PROXIE · Perceptual Realities: Optimizing XR through Perceptually-Informed Experiences

Extended Reality (XR) technologies—including Virtual Reality (VR), Mixed Reality (MR), and Augmented Reality (AR)—are rapidly evolving, offering immersive experiences that blend the physical and virtual worlds. While progress has been made in understanding basic perceptual and behavioral processes to create high-quality, engaging content, current perceptual models often oversimplify how users experience these environments. To create truly immersive and effective XR experiences, we need a deeper understanding of how users perceive complex, highly realistic immersive scenarios. Whether to optimize visual fidelity, manage attention, or improve system performance, human perception plays a central role in the XR experience.PROXIE aims to address this by studying perception in XR environments that mirror the complexity of real-world XR applications, pursuing ecological validity. Rather than focusing on simplified, constrained scenarios as in existing research, we will explore how perception is shaped by both the environment and the tasks users perform.

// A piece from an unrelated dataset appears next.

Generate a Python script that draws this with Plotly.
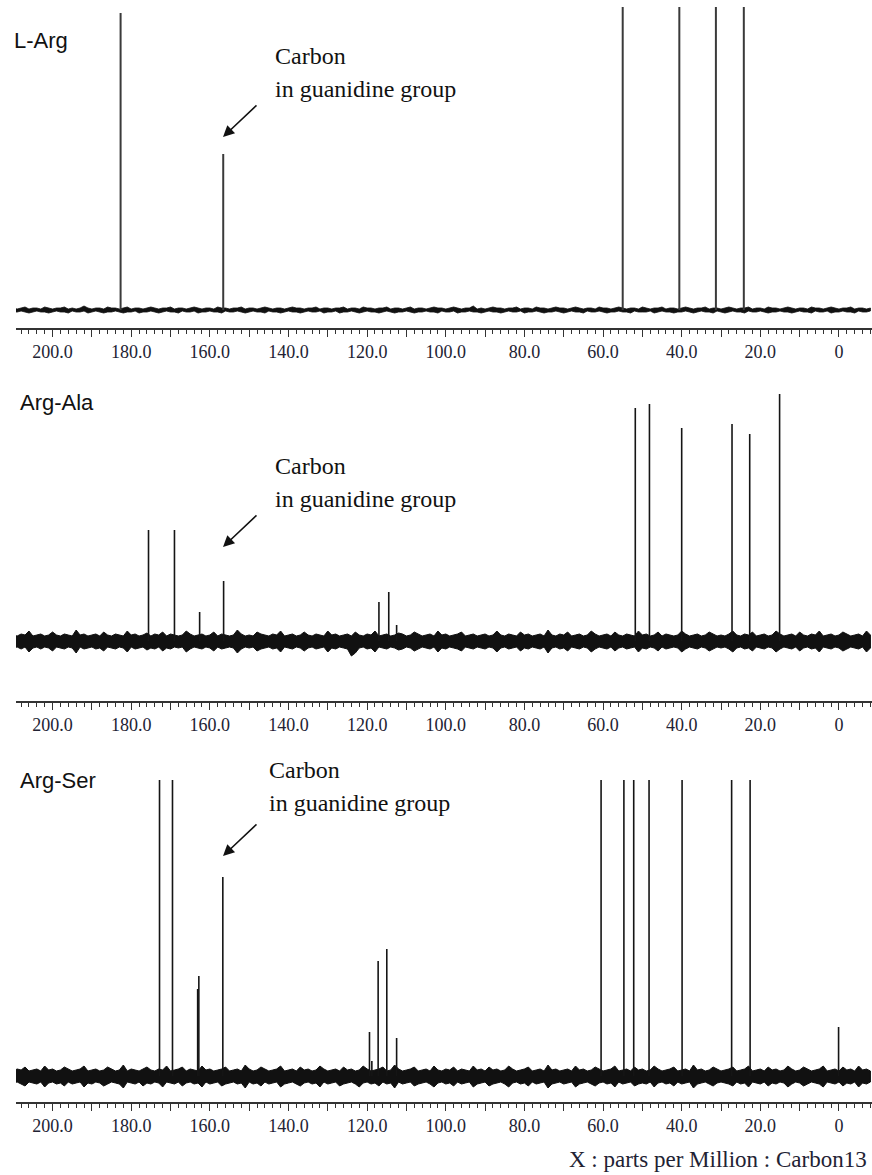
import plotly.graph_objects as go

# ---- chemical shift grid (ppm) on which the baseline noise is sampled ----
NOISE_PPM = list(range(210, -9, -1))

# ---- L-Arg ----
LARG_PPM = [182.7, 156.6, 55.0, 40.6, 31.3, 24.2]
LARG_INT = [297, 156, 330, 330, 330, 330]
LARG_NOISE_UP = [
    2, 1, 2, 3, 1, 2, 2, 1, 3, 2, 1, 2, 2, 3, 1, 2, 1, 2, 4, 2,
    1, 2, 2, 1, 3, 2, 2, 1, 2, 3, 1, 2, 2, 1, 2, 3, 2, 1, 2, 2,
    3, 1, 2, 2, 1, 2, 3, 2, 1, 2, 2, 1, 3, 2, 2, 1, 2, 2, 3, 1,
    2, 2, 1, 2, 3, 2, 1, 2, 2, 1, 2, 3, 2, 2, 1, 2, 2, 3, 1, 2,
    2, 1, 2, 2, 3, 1, 2, 2, 1, 3, 2, 2, 1, 2, 2, 3, 1, 2, 2, 1,
    2, 3, 1, 2, 2, 1, 2, 3, 2, 2, 1, 2, 3, 2, 1, 2, 2, 4, 1, 2,
    1, 2, 3, 2, 2, 1, 2, 2, 3, 1, 2, 2, 1, 3, 2, 2, 1, 2, 3, 2,
    2, 1, 2, 3, 2, 1, 2, 2, 1, 3, 2, 2, 1, 2, 3, 2, 1, 2, 2, 1,
    3, 2, 1, 2, 2, 3, 1, 2, 2, 1, 2, 3, 2, 1, 2, 2, 3, 1, 2, 2,
    1, 2, 3, 2, 1, 2, 2, 3, 1, 2, 2, 1, 3, 2, 2, 1, 2, 3, 2, 1,
    2, 2, 1, 3, 2, 2, 1, 2, 3, 2, 1, 2, 2, 3, 1, 2, 2, 1, 2]
LARG_NOISE_DOWN = [
    2, 2, 1, 2, 3, 2, 1, 2, 2, 3, 2, 1, 2, 2, 3, 1, 2, 2, 1, 3,
    2, 1, 2, 3, 2, 2, 1, 2, 3, 2, 2, 1, 3, 2, 2, 1, 2, 3, 2, 1,
    2, 2, 3, 1, 2, 2, 1, 3, 2, 2, 1, 2, 2, 3, 1, 2, 2, 1, 2, 3,
    2, 1, 2, 2, 3, 1, 2, 2, 3, 2, 1, 2, 2, 3, 2, 1, 2, 2, 1, 3,
    2, 2, 1, 3, 2, 2, 1, 2, 3, 2, 1, 2, 2, 3, 2, 1, 2, 3, 2, 2,
    1, 2, 3, 2, 2, 1, 2, 2, 3, 1, 2, 2, 1, 3, 2, 2, 1, 2, 2, 3,
    2, 1, 2, 2, 3, 2, 1, 2, 2, 1, 3, 2, 2, 1, 2, 3, 2, 2, 1, 2,
    3, 2, 1, 2, 2, 3, 1, 2, 2, 1, 2, 3, 2, 2, 1, 2, 2, 3, 1, 2,
    2, 2, 1, 3, 2, 1, 2, 2, 3, 2, 2, 1, 2, 3, 2, 1, 2, 2, 3, 1,
    2, 3, 2, 1, 2, 2, 3, 1, 2, 2, 1, 2, 3, 2, 2, 1, 2, 2, 3, 2,
    1, 2, 2, 3, 1, 2, 2, 1, 3, 2, 2, 1, 2, 2, 3, 1, 2, 2, 1]

# ---- Arg-Ala ----
ALA_PPM = [175.6, 169.0, 162.6, 156.5, 117.0, 114.5, 112.5, 51.8, 48.2, 40.0, 27.2, 22.7, 15.1]
ALA_INT = [111, 111, 29, 60, 39, 49, 16, 233, 237, 213, 217, 207, 247]
ALA_NOISE_UP = [
    6, 5, 7, 6, 10, 5, 6, 7, 5, 6, 9, 6, 5, 7, 6, 5, 11, 6, 7, 5,
    6, 7, 5, 9, 6, 5, 7, 6, 5, 10, 6, 7, 5, 6, 8, 5, 7, 6, 9, 5,
    7, 6, 5, 6, 10, 7, 5, 6, 7, 5, 6, 9, 5, 7, 6, 5, 6, 11, 7, 5,
    6, 5, 9, 7, 6, 5, 7, 6, 10, 5, 6, 7, 5, 6, 9, 6, 5, 7, 6, 5,
    10, 6, 7, 5, 6, 7, 5, 9, 6, 5, 7, 6, 10, 5, 6, 7, 5, 6, 8, 7,
    5, 6, 9, 7, 5, 6, 7, 5, 10, 6, 7, 5, 6, 7, 9, 5, 6, 7, 5, 6,
    7, 5, 6, 10, 6, 5, 7, 6, 5, 9, 6, 7, 5, 6, 7, 5, 11, 6, 5, 7,
    6, 9, 5, 6, 7, 5, 6, 10, 7, 5, 6, 7, 5, 9, 6, 5, 7, 6, 5, 10,
    6, 7, 5, 6, 9, 5, 7, 6, 5, 6, 10, 7, 5, 6, 7, 5, 6, 9, 7, 5,
    6, 5, 7, 10, 6, 5, 7, 6, 9, 5, 6, 7, 5, 6, 10, 7, 5, 6, 7, 5,
    9, 6, 5, 7, 6, 10, 5, 6, 7, 5, 6, 9, 7, 5, 6, 7, 5, 10, 6]
ALA_NOISE_DOWN = [
    7, 6, 8, 6, 11, 7, 6, 8, 6, 7, 10, 6, 7, 8, 6, 7, 12, 6, 8, 7,
    6, 8, 7, 10, 6, 7, 8, 6, 7, 11, 6, 8, 7, 6, 9, 7, 8, 6, 10, 7,
    8, 6, 7, 6, 11, 8, 6, 7, 8, 6, 7, 10, 6, 8, 7, 6, 7, 12, 8, 6,
    7, 6, 10, 8, 7, 6, 8, 7, 11, 6, 7, 8, 6, 7, 10, 7, 6, 8, 7, 6,
    11, 7, 8, 6, 7, 8, 15, 12, 7, 6, 8, 7, 11, 6, 7, 8, 6, 7, 9, 8,
    6, 7, 10, 8, 6, 7, 8, 6, 11, 7, 8, 6, 7, 8, 10, 6, 7, 8, 6, 7,
    8, 6, 7, 11, 7, 6, 8, 7, 6, 10, 7, 8, 6, 7, 8, 6, 12, 7, 6, 8,
    7, 10, 6, 7, 8, 6, 7, 11, 8, 6, 7, 8, 6, 10, 7, 6, 8, 7, 6, 11,
    7, 8, 6, 7, 10, 6, 8, 7, 6, 7, 11, 8, 6, 7, 8, 6, 7, 10, 8, 6,
    7, 6, 8, 11, 7, 6, 8, 7, 10, 6, 7, 8, 6, 7, 11, 8, 6, 7, 8, 6,
    10, 7, 6, 8, 7, 11, 6, 7, 8, 6, 7, 10, 8, 6, 7, 8, 6, 11, 7]

# ---- Arg-Ser ----
SER_PPM = [172.8, 169.5, 163.1, 162.8, 156.7, 119.4, 118.8, 117.2, 115.0, 112.5,
           60.5, 54.7, 52.2, 48.3, 39.9, 27.3, 22.6, 0.1]
SER_INT = [330, 330, 87, 100, 199, 44, 15, 115, 127, 38,
           330, 330, 330, 330, 330, 330, 330, 49]
SER_NOISE_UP = [
    5, 7, 6, 9, 5, 6, 7, 5, 10, 6, 7, 5, 6, 9, 7, 5, 6, 7, 10, 5,
    6, 7, 5, 6, 9, 7, 5, 6, 11, 5, 7, 6, 5, 7, 9, 6, 5, 7, 6, 10,
    5, 6, 7, 9, 5, 7, 6, 5, 10, 6, 7, 5, 6, 7, 9, 5, 6, 7, 5, 11,
    7, 5, 6, 9, 7, 5, 6, 7, 10, 5, 6, 7, 5, 9, 6, 7, 5, 6, 10, 7,
    5, 6, 7, 5, 9, 6, 7, 5, 6, 10, 7, 5, 6, 7, 9, 5, 6, 11, 7, 5,
    6, 7, 9, 5, 6, 7, 5, 10, 6, 5, 7, 6, 9, 5, 7, 6, 5, 10, 6, 7,
    5, 9, 6, 7, 5, 6, 10, 7, 5, 6, 7, 9, 5, 6, 7, 5, 11, 6, 7, 5,
    6, 7, 5, 10, 6, 7, 5, 6, 9, 7, 5, 6, 7, 10, 5, 6, 7, 5, 9, 6,
    7, 5, 6, 10, 7, 5, 6, 7, 9, 5, 6, 7, 5, 11, 6, 7, 5, 6, 9, 7,
    5, 6, 7, 9, 5, 6, 7, 10, 5, 6, 7, 5, 9, 6, 7, 5, 6, 10, 7, 5,
    6, 9, 7, 5, 6, 7, 10, 5, 6, 7, 5, 9, 6, 7, 5, 10, 6, 7, 5]
SER_NOISE_DOWN = [
    7, 6, 8, 10, 6, 7, 8, 6, 11, 7, 6, 8, 7, 10, 6, 8, 7, 6, 11, 7,
    8, 6, 7, 10, 8, 6, 7, 8, 12, 6, 7, 8, 6, 10, 7, 8, 6, 7, 11, 6,
    7, 8, 6, 10, 7, 6, 8, 7, 11, 6, 8, 7, 6, 10, 8, 7, 6, 8, 7, 12,
    6, 8, 7, 10, 6, 8, 7, 6, 11, 8, 7, 6, 8, 10, 7, 6, 8, 7, 11, 6,
    8, 7, 6, 10, 8, 7, 6, 8, 11, 7, 6, 8, 7, 10, 6, 8, 7, 12, 6, 8,
    7, 6, 10, 8, 7, 6, 8, 11, 7, 6, 8, 7, 10, 6, 8, 7, 6, 11, 8, 7,
    6, 10, 8, 7, 6, 8, 11, 7, 6, 8, 7, 10, 6, 8, 7, 6, 12, 8, 7, 6,
    8, 7, 6, 11, 8, 7, 6, 8, 10, 7, 6, 8, 7, 11, 6, 8, 7, 6, 10, 8,
    7, 8, 6, 11, 7, 6, 8, 7, 10, 6, 8, 7, 6, 12, 8, 7, 6, 8, 10, 7,
    6, 7, 8, 10, 6, 8, 7, 11, 6, 7, 8, 6, 10, 7, 8, 6, 7, 11, 8, 6,
    7, 10, 8, 6, 7, 8, 11, 6, 7, 8, 6, 10, 7, 8, 6, 11, 7, 8, 6]

SAMPLE_NAMES = ["L-Arg", "Arg-Ala", "Arg-Ser"]
NOTE_LINES = ["Carbon", "in guanidine group"]
AXIS_TITLE = "X : parts per Million : Carbon13"
MAJOR_TICKS = list(range(200, -1, -10))

SERIF = "Liberation Serif, Times New Roman, Times, serif"
SANS = "Liberation Sans, Arial, Helvetica, sans-serif"

W, H = 872, 1175


def py(v):
    """pixel row -> paper y"""
    return 1 - v / H


def px(v):
    """pixel column -> paper x"""
    return v / W


# panel geometry in pixel rows: plot top, axis line, spectrum baseline
panels = [
    dict(top=7, bottom=328, base=310, ppm=LARG_PPM, inten=LARG_INT,
         up=LARG_NOISE_UP, down=LARG_NOISE_DOWN, noise_w=0.8,
         pk_color="#3a3a3a", pk_w=2.0, label_x=12, label_y=40,
         note_x=273, note_y=56, tip=(223, 137)),
    dict(top=380, bottom=701, base=641, ppm=ALA_PPM, inten=ALA_INT,
         up=ALA_NOISE_UP, down=ALA_NOISE_DOWN, noise_w=1.0,
         pk_color="#151515", pk_w=1.6, label_x=18, label_y=402,
         note_x=273, note_y=466, tip=(223, 547)),
    dict(top=780, bottom=1102, base=1076, ppm=SER_PPM, inten=SER_INT,
         up=SER_NOISE_UP, down=SER_NOISE_DOWN, noise_w=1.0,
         pk_color="#151515", pk_w=1.6, label_x=18, label_y=780,
         note_x=267, note_y=770, tip=(223, 856)),
]

fig = go.Figure()
annotations = []
layout_axes = {}

ticktext = []
for v in MAJOR_TICKS:
    if v == 0:
        ticktext.append("0")
    elif v % 20 == 0:
        ticktext.append(f"{v:.1f}")
    else:
        ticktext.append("")

for i, p in enumerate(panels):
    xa = "x" if i == 0 else f"x{i + 1}"
    ya = "y" if i == 0 else f"y{i + 1}"

    # baseline noise: filled band between upper and lower excursions
    lower = [-d for d in p["down"]]
    fig.add_trace(go.Scatter(
        x=NOISE_PPM + NOISE_PPM[::-1],
        y=p["up"] + lower[::-1],
        mode="lines", fill="toself", fillcolor="#111111",
        line=dict(color="#111111", width=p["noise_w"]),
        hoverinfo="skip", showlegend=False, xaxis=xa, yaxis=ya,
    ))

    # resonance lines
    xs, ys = [], []
    for c, h in zip(p["ppm"], p["inten"]):
        xs += [c, c, None]
        ys += [0, h, None]
    fig.add_trace(go.Scatter(
        x=xs, y=ys, mode="lines",
        line=dict(color=p["pk_color"], width=p["pk_w"]),
        hoverinfo="skip", showlegend=False, xaxis=xa, yaxis=ya,
    ))

    key = "" if i == 0 else str(i + 1)
    layout_axes[f"xaxis{key}"] = dict(
        domain=[px(16), 1.0], anchor=ya, range=[209.3, -8.4],
        showline=True, linecolor="#333333", linewidth=1.5,
        ticks="outside", ticklen=7, tickwidth=1.3, tickcolor="#333333",
        tickmode="array", tickvals=MAJOR_TICKS, ticktext=ticktext,
        tickfont=dict(family=SERIF, size=18, color="#222233"),
        minor=dict(ticks="outside", ticklen=4, tickwidth=1.1, tickcolor="#333333",
                   tickmode="linear", tick0=0, dtick=2, showgrid=False),
        showgrid=False, zeroline=False, fixedrange=True,
    )
    layout_axes[f"yaxis{key}"] = dict(
        domain=[py(p["bottom"]), py(p["top"])], anchor=xa,
        range=[-(p["bottom"] - p["base"]), p["base"] - p["top"]],
        visible=False, fixedrange=True,
    )

    # sample name
    annotations.append(dict(
        text=SAMPLE_NAMES[i], xref="paper", yref="paper",
        x=px(p["label_x"]), y=py(p["label_y"]),
        xanchor="left", yanchor="middle", showarrow=False,
        font=dict(family=SANS, size=22, color="#111111"),
    ))
    # guanidine carbon note, two lines
    for j, line in enumerate(NOTE_LINES):
        annotations.append(dict(
            text=line, xref="paper", yref="paper",
            x=px(p["note_x"]), y=py(p["note_y"] + 33 * j),
            xanchor="left", yanchor="middle", showarrow=False,
            font=dict(family=SERIF, size=24, color="#111111"),
        ))
    # arrow pointing at the guanidine carbon
    tx, ty = p["tip"]
    annotations.append(dict(
        text="", xref="paper", yref="paper", x=px(tx), y=py(ty),
        ax=35, ay=-33, showarrow=True, arrowhead=2, arrowsize=1.5,
        arrowwidth=1.5, arrowcolor="#111111", standoff=0,
    ))

annotations.append(dict(
    text=AXIS_TITLE, xref="paper", yref="paper", x=px(869), y=py(1159),
    xanchor="right", yanchor="middle", showarrow=False,
    font=dict(family=SERIF, size=23, color="#222233"),
))

fig.update_layout(
    width=W, height=H,
    margin=dict(l=0, r=0, t=0, b=0),
    paper_bgcolor="white", plot_bgcolor="white",
    showlegend=False,
    annotations=annotations,
    **layout_axes,
)

fig.write_html("out.html", config={"displayModeBar": False})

By understanding how users process multisensory inputs while actively engaging in realistic, interactive tasks such as search or free exploration, we can inform content generation, visualization algorithms, and even hardware design to improve XR experiences.Our goal is to develop computational models of perception that predict how users perceive and respond to immersive environments—whether fully virtual or augmented—based on sensory inputs and tasks. These models will anticipate how users process their surroundings, allowing XR systems to adapt in real time. For example, the models may help optimize visual rendering, sensory feedback, and the overall user experience to match user needs. This will enhance applications such as telepresence, training, and simulations, ensuring XR experiences feel natural and responsive, bridging the gap between laboratory experiments and real-world use.